Thankfully I had received some good advice and though I tried to apply it to PartCover I realised the only way was to start again, taking what I had learned from the guys who wrote PartCover and some ideas I had come across from looking at other opensource tools such as CoverageEye and Mono.Cecil.

OpenCover was born.

This time I created a simple COM object supporting the interfaces and then made sure I could compile it in both 32 and 64 bit from day one.

I then decided to make the profiler as simple as possible, so it is maintainable and move as much of the model handling to the profiler host, thank heavens for Mono.Cecil. The only complex thing was deconstructing the IL and reassembling it after it had been instrumented. OpenCover only inserts 3 IL instruction (9/13 bytes depending on 32/64 bit) per instrumented point; it forces a call into the profiler assembly itself and this C++ code then records the 'hit'.

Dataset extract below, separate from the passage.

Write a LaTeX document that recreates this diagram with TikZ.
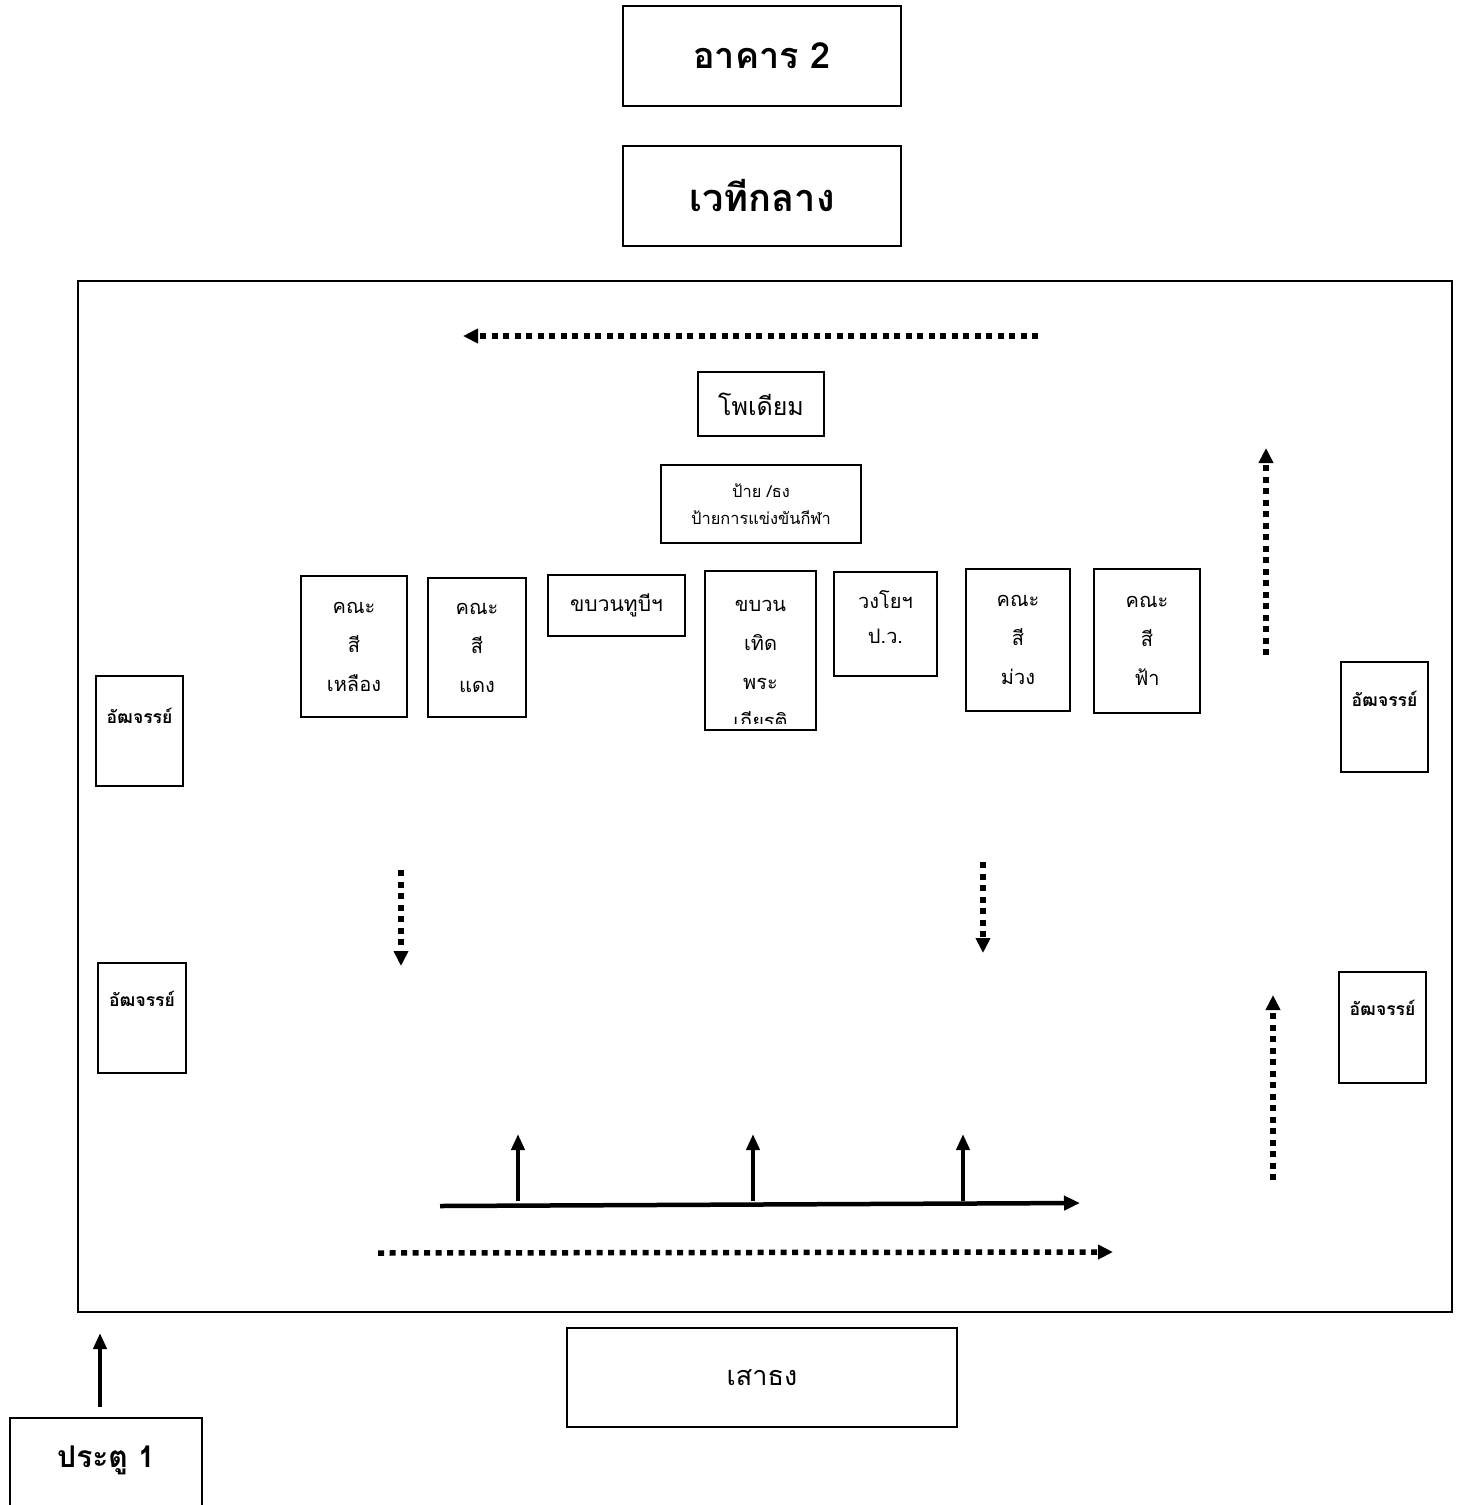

Finally I decided I had to get the data out of the profiler and into the host as soon as possible. I toyed with WCF and WWSAPI but this also meant I had no XP support, but at least I could test other ideas. However if my target/profiler crashed I would loose the last packet of data; not drastic but not ideal. Eventually I bit the bullet and switched to using shared memory.

The switch to shared memory has brought a number of benefits one of which is the ability to handle a number of processes under the same profiling session, both 64 and 32 bit and to aggregate the results as they all use the same shared memory. I have yet to work out how to set this up via configuration files but anyone wishing to experiment can do so via modifying the call to ProfilerManager::RunProcess in the OpenCover.Host::Program.

So this is where we are now, OpenCover has been released (beta obviously) and as of time of writing some people have actually downloaded it. I am now braced for the issues to come flooding/trickling in.

Feel free to download and comment, raise issues on GitHub, get involved; Daniel Palme, he of Report Generator fame, is hopefully going to upgrade his tool to include OpenCover.